> Task details:
Reproduce the data exactly.

> Dataset extract:
# # # # # # #

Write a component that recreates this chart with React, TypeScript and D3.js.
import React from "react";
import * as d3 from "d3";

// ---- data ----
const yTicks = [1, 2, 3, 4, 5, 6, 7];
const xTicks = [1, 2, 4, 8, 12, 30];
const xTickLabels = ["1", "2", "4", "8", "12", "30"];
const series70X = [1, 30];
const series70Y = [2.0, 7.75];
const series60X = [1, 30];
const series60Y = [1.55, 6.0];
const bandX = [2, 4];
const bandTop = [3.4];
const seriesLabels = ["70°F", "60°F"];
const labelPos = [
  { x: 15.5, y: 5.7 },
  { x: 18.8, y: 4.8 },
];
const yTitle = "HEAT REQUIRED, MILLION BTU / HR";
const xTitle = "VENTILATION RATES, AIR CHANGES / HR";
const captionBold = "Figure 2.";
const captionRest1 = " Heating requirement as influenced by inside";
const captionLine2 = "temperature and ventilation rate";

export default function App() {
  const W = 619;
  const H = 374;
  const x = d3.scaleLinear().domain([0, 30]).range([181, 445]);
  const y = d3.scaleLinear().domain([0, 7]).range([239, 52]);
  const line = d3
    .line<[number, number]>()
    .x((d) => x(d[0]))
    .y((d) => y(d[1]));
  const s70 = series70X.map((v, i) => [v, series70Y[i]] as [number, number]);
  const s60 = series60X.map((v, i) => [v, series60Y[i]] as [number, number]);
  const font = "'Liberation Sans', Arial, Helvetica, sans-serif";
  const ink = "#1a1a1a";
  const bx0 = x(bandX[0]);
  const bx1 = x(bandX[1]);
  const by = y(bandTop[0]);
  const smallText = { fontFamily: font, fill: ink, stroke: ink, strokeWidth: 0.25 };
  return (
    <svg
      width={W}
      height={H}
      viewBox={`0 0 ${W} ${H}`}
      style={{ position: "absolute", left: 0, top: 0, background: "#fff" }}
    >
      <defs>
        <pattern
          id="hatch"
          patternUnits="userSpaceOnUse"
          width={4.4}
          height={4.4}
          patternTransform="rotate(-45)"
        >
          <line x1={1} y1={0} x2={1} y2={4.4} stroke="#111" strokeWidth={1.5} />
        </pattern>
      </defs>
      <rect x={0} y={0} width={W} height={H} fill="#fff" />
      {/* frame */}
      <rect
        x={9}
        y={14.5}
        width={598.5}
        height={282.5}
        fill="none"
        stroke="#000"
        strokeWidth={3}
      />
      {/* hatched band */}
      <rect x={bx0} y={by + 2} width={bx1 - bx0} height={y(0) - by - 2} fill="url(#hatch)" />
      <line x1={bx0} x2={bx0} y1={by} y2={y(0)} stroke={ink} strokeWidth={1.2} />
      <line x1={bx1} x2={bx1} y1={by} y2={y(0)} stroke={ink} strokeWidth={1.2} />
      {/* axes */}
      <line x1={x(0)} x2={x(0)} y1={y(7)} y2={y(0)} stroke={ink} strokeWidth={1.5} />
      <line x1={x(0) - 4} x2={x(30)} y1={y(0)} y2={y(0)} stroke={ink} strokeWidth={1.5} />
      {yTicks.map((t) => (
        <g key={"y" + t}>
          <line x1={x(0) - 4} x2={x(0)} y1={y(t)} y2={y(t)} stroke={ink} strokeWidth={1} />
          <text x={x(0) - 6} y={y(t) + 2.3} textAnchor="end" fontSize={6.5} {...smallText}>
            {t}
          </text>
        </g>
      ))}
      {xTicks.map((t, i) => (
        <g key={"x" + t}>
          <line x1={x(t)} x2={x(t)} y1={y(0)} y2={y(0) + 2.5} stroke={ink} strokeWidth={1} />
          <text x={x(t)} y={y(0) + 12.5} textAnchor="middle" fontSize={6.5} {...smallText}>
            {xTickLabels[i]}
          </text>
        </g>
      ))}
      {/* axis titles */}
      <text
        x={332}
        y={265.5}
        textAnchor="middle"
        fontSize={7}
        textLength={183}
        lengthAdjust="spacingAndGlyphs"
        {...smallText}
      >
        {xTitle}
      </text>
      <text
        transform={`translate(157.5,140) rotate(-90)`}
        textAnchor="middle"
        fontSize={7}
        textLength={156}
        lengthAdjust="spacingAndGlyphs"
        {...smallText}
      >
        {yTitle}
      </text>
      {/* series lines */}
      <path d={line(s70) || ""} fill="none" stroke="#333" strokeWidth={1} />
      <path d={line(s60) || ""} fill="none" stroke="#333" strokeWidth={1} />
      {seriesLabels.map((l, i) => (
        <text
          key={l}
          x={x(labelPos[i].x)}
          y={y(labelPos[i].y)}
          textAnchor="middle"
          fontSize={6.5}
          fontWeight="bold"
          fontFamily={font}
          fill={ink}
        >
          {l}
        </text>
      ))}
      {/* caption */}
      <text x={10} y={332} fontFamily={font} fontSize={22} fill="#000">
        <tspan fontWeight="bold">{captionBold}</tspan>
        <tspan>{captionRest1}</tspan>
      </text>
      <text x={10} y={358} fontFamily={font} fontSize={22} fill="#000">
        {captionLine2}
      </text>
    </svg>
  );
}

# # # # # # #

> Final result:
Write a component that recreates this chart with React, TypeScript and D3.js.
import React from "react";
import * as d3 from "d3";

// ---- data ----
const yTicks = [1, 2, 3, 4, 5, 6, 7];
const xTicks = [1, 2, 4, 8, 12, 30];
const xTickLabels = ["1", "2", "4", "8", "12", "30"];
const series70X = [1, 30];
const series70Y = [2.0, 7.75];
const series60X = [1, 30];
const series60Y = [1.55, 6.0];
const bandX = [2, 4];
const bandTop = [3.4];
const seriesLabels = ["70°F", "60°F"];
const labelPos = [
  { x: 15.5, y: 5.7 },
  { x: 18.8, y: 4.8 },
];
const yTitle = "HEAT REQUIRED, MILLION BTU / HR";
const xTitle = "VENTILATION RATES, AIR CHANGES / HR";
const captionBold = "Figure 2.";
const captionRest1 = " Heating requirement as influenced by inside";
const captionLine2 = "temperature and ventilation rate";

export default function App() {
  const W = 619;
  const H = 374;
  const x = d3.scaleLinear().domain([0, 30]).range([181, 445]);
  const y = d3.scaleLinear().domain([0, 7]).range([239, 52]);
  const line = d3
    .line<[number, number]>()
    .x((d) => x(d[0]))
    .y((d) => y(d[1]));
  const s70 = series70X.map((v, i) => [v, series70Y[i]] as [number, number]);
  const s60 = series60X.map((v, i) => [v, series60Y[i]] as [number, number]);
  const font = "'Liberation Sans', Arial, Helvetica, sans-serif";
  const ink = "#1a1a1a";
  const bx0 = x(bandX[0]);
  const bx1 = x(bandX[1]);
  const by = y(bandTop[0]);
  const smallText = { fontFamily: font, fill: ink, stroke: ink, strokeWidth: 0.25 };
  return (
    <svg
      width={W}
      height={H}
      viewBox={`0 0 ${W} ${H}`}
      style={{ position: "absolute", left: 0, top: 0, background: "#fff" }}
    >
      <defs>
        <pattern
          id="hatch"
          patternUnits="userSpaceOnUse"
          width={4.4}
          height={4.4}
          patternTransform="rotate(-45)"
        >
          <line x1={1} y1={0} x2={1} y2={4.4} stroke="#111" strokeWidth={1.5} />
        </pattern>
      </defs>
      <rect x={0} y={0} width={W} height={H} fill="#fff" />
      {/* frame */}
      <rect
        x={9}
        y={14.5}
        width={598.5}
        height={282.5}
        fill="none"
        stroke="#000"
        strokeWidth={3}
      />
      {/* hatched band */}
      <rect x={bx0} y={by + 2} width={bx1 - bx0} height={y(0) - by - 2} fill="url(#hatch)" />
      <line x1={bx0} x2={bx0} y1={by} y2={y(0)} stroke={ink} strokeWidth={1.2} />
      <line x1={bx1} x2={bx1} y1={by} y2={y(0)} stroke={ink} strokeWidth={1.2} />
      {/* axes */}
      <line x1={x(0)} x2={x(0)} y1={y(7)} y2={y(0)} stroke={ink} strokeWidth={1.5} />
      <line x1={x(0) - 4} x2={x(30)} y1={y(0)} y2={y(0)} stroke={ink} strokeWidth={1.5} />
      {yTicks.map((t) => (
        <g key={"y" + t}>
          <line x1={x(0) - 4} x2={x(0)} y1={y(t)} y2={y(t)} stroke={ink} strokeWidth={1} />
          <text x={x(0) - 6} y={y(t) + 2.3} textAnchor="end" fontSize={6.5} {...smallText}>
            {t}
          </text>
        </g>
      ))}
      {xTicks.map((t, i) => (
        <g key={"x" + t}>
          <line x1={x(t)} x2={x(t)} y1={y(0)} y2={y(0) + 2.5} stroke={ink} strokeWidth={1} />
          <text x={x(t)} y={y(0) + 12.5} textAnchor="middle" fontSize={6.5} {...smallText}>
            {xTickLabels[i]}
          </text>
        </g>
      ))}
      {/* axis titles */}
      <text
        x={332}
        y={265.5}
        textAnchor="middle"
        fontSize={7}
        textLength={183}
        lengthAdjust="spacingAndGlyphs"
        {...smallText}
      >
        {xTitle}
      </text>
      <text
        transform={`translate(157.5,140) rotate(-90)`}
        textAnchor="middle"
        fontSize={7}
        textLength={156}
        lengthAdjust="spacingAndGlyphs"
        {...smallText}
      >
        {yTitle}
      </text>
      {/* series lines */}
      <path d={line(s70) || ""} fill="none" stroke="#333" strokeWidth={1} />
      <path d={line(s60) || ""} fill="none" stroke="#333" strokeWidth={1} />
      {seriesLabels.map((l, i) => (
        <text
          key={l}
          x={x(labelPos[i].x)}
          y={y(labelPos[i].y)}
          textAnchor="middle"
          fontSize={6.5}
          fontWeight="bold"
          fontFamily={font}
          fill={ink}
        >
          {l}
        </text>
      ))}
      {/* caption */}
      <text x={10} y={332} fontFamily={font} fontSize={22} fill="#000">
        <tspan fontWeight="bold">{captionBold}</tspan>
        <tspan>{captionRest1}</tspan>
      </text>
      <text x={10} y={358} fontFamily={font} fontSize={22} fill="#000">
        {captionLine2}
      </text>
    </svg>
  );
}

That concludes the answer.